Las conversaciones con el padre Carey y la lectura de la Imitación de Cristo de Tomás de Kempis en la cárcel, antes de su ejecución, colocan desde un inicio la sexualidad de Casement dentro de la moralización católica de la culpa y el pecado. El propio Casement llega a sostener en algún momento que su conversión no es tal, ya que su madre era católica y lo había bautizado secretamente de niño.
La novela no desarrolla una explícita autoinculpación de Casement en torno a su homosexualidad, pero el personaje, por lo visto, sí practica su sexo a la manera victoriana.

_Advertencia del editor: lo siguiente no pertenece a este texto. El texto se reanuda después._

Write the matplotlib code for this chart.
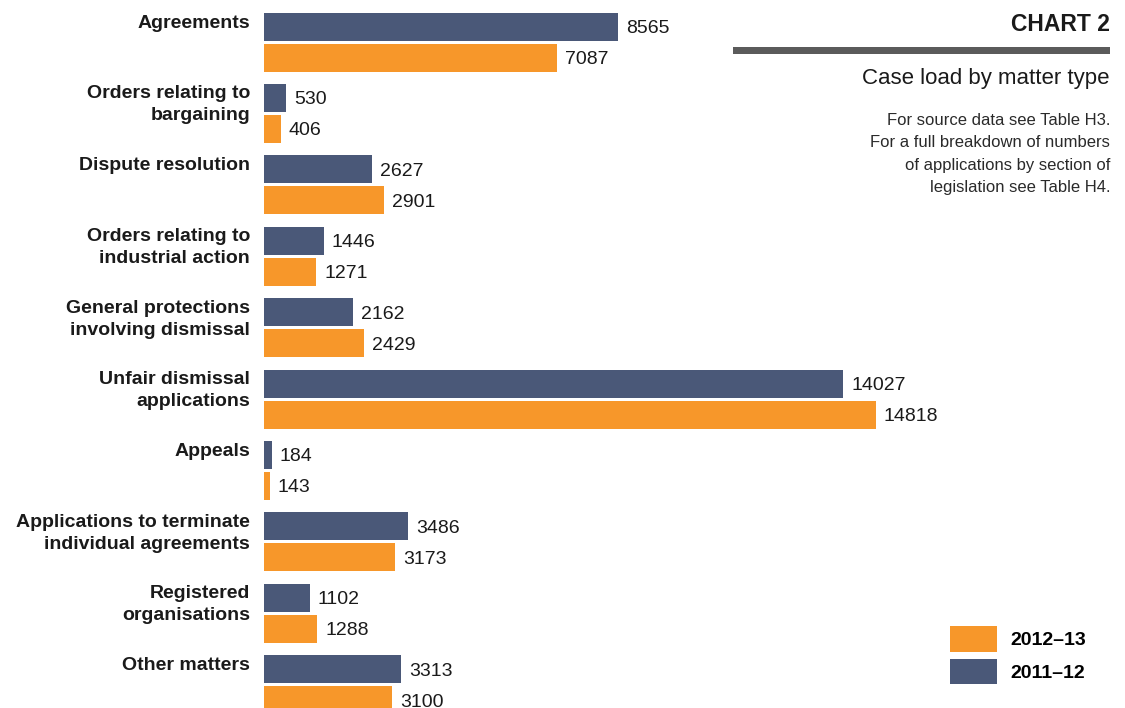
import matplotlib
matplotlib.use("Agg")
import matplotlib.pyplot as plt
from matplotlib.patches import Rectangle, Patch

# chart data, top to bottom
categories = [
    "Agreements",
    "Orders relating to\nbargaining",
    "Dispute resolution",
    "Orders relating to\nindustrial action",
    "General protections\ninvolving dismissal",
    "Unfair dismissal\napplications",
    "Appeals",
    "Applications to terminate\nindividual agreements",
    "Registered\norganisations",
    "Other matters",
]
cases_2011_12 = [8565, 530, 2627, 1446, 2162, 14027, 184, 3486, 1102, 3313]
cases_2012_13 = [7087, 406, 2901, 1271, 2429, 14818, 143, 3173, 1288, 3100]
series_labels = ["2012\u201313", "2011\u201312"]

notes = [
    "For source data see Table H3.",
    "For a full breakdown of numbers",
    "of applications by section of",
    "legislation see Table H4.",
]

DARK = "#4a5878"
ORANGE = "#f7972a"
TXT = "#1a1a1a"

plt.rcParams["font.family"] = ["Liberation Sans", "DejaVu Sans"]

W, H = 1125, 708
fig = plt.figure(figsize=(W / 100, H / 100), dpi=100)

# axes: bars start at x=264px, full figure height
x0 = 264
ax = fig.add_axes([x0 / W, 0, 1 - x0 / W, 1])
pitch = 71.4            # pixels per category group
scale = 0.0413          # pixels per case
ax.set_ylim(H / pitch, 0)
ax.set_xlim(0, (W - x0) / scale)
ax.axis("off")

top0 = 12.5 / pitch
bh = 28 / pitch
gap = 3 / pitch
line_px = 21.5          # baseline-to-baseline distance of category labels

for i, (cat, a, b) in enumerate(zip(categories, cases_2011_12, cases_2012_13)):
    y1 = i + top0 + bh / 2
    y2 = y1 + bh + gap
    ax.barh(y1, a, height=bh, color=DARK, linewidth=0)
    ax.barh(y2, b, height=bh, color=ORANGE, linewidth=0)
    for v, y in ((a, y1), (b, y2)):
        ax.annotate(str(v), xy=(v, y), xytext=(8, 0), textcoords="offset pixels",
                    ha="left", va="center_baseline", fontsize=14, color=TXT)
    # va="baseline" anchors the last line of a multi-line label
    nlines = cat.count("\n") + 1
    ax.annotate(cat, xy=(0, i + top0),
                xytext=(-14, -15 - line_px * (nlines - 1)), textcoords="offset pixels",
                ha="right", va="baseline", fontsize=14, fontweight="bold",
                color=TXT, linespacing=1.38, multialignment="right")

# header block on the right
def fx(p):
    return p / W

def fy(p):
    return 1 - p / H

fig.text(fx(1110), fy(31), "CHART 2", ha="right", va="baseline",
         fontsize=16.5, fontweight="bold", color=TXT)
fig.patches.append(Rectangle((fx(733), fy(54)), fx(1110) - fx(733), (54 - 46.5) / H,
                             transform=fig.transFigure, color="#5b5b5b", linewidth=0))
fig.text(fx(1110), fy(84), "Case load by matter type", ha="right", va="baseline",
         fontsize=16, color=TXT)
for k, line in enumerate(notes):
    fig.text(fx(1110), fy(125 + k * 22.3), line, ha="right", va="baseline",
             fontsize=12, color="#2a2a2a")

# legend
handles = [Patch(color=ORANGE, linewidth=0), Patch(color=DARK, linewidth=0)]
fig.legend(handles, series_labels, loc="upper left",
           bbox_to_anchor=(fx(950), fy(626)), frameon=False,
           prop={"size": 14, "weight": "bold"},
           handlelength=2.42, handleheight=1.66, handletextpad=0.67,
           labelspacing=0.35, borderpad=0, borderaxespad=0)

fig.savefig("out.png", dpi=100)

Aunque Vargas Llosa no llega a confirmar que Casement haya sido, en realidad, el autor de los Black Diaries, los encuentros sexuales del diplomático siempre tienen lugar en escenarios ocultos y en rachas de frenesí, a las que sigue un periodo de abstinencia y arrepentimiento.
La homosexualidad no se despliega en el Congo belga, en la Amazonía peruana o en la Irlanda nacionalista, escenarios de la filantropía y el civismo de Casement, sino en Manaos, en Barbados o en Canarias, lugares exóticos y sensuales, que Vargas Llosa presenta como mundos paralelos o remansos en la cruzada política del diplomático.

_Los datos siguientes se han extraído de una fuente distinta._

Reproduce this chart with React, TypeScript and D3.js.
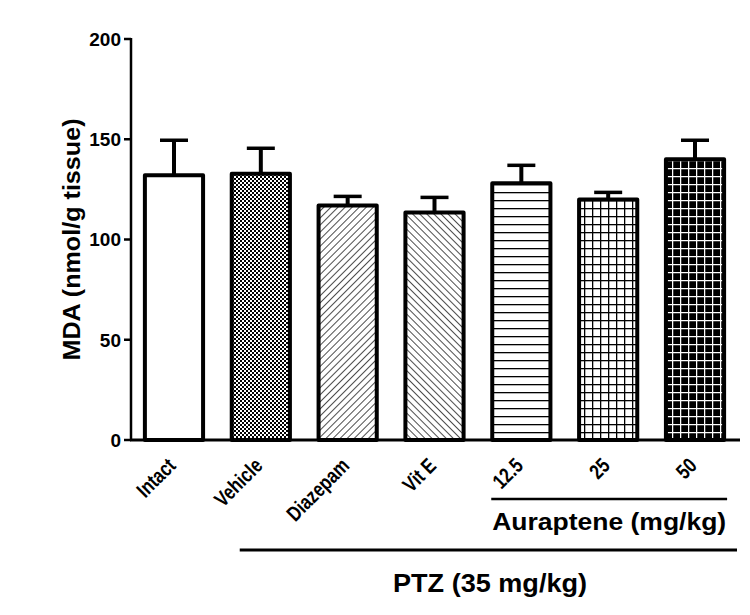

Una homosexualidad, además, siempre ligada a la escritura. Cada aventura, cada conquista, debía ser anotada, escrupulosamente descrita y ocasionalmente inventada. No como testimonio de conquistador sino como bitácora de fantasías, como archivo de lo prohibido. Cuando al borde del cadalso lee en Kempis que ningún cristiano está libre de la tentación de la concupiscencia, Casement admite el peso de la fantasía en sus pecados, pero desde el remordimiento católico:
“Él había sido débil y sucumbido a la concupiscencia muchas veces. No tantas como había escrito en sus agendas y cuadernos de notas, aunque, sin duda, escribir lo que no se había vivido, lo que sólo se había querido vivir, era también una manera –cobarde y tímida- de vivirlo y por lo tanto de rendirse a la tentación”.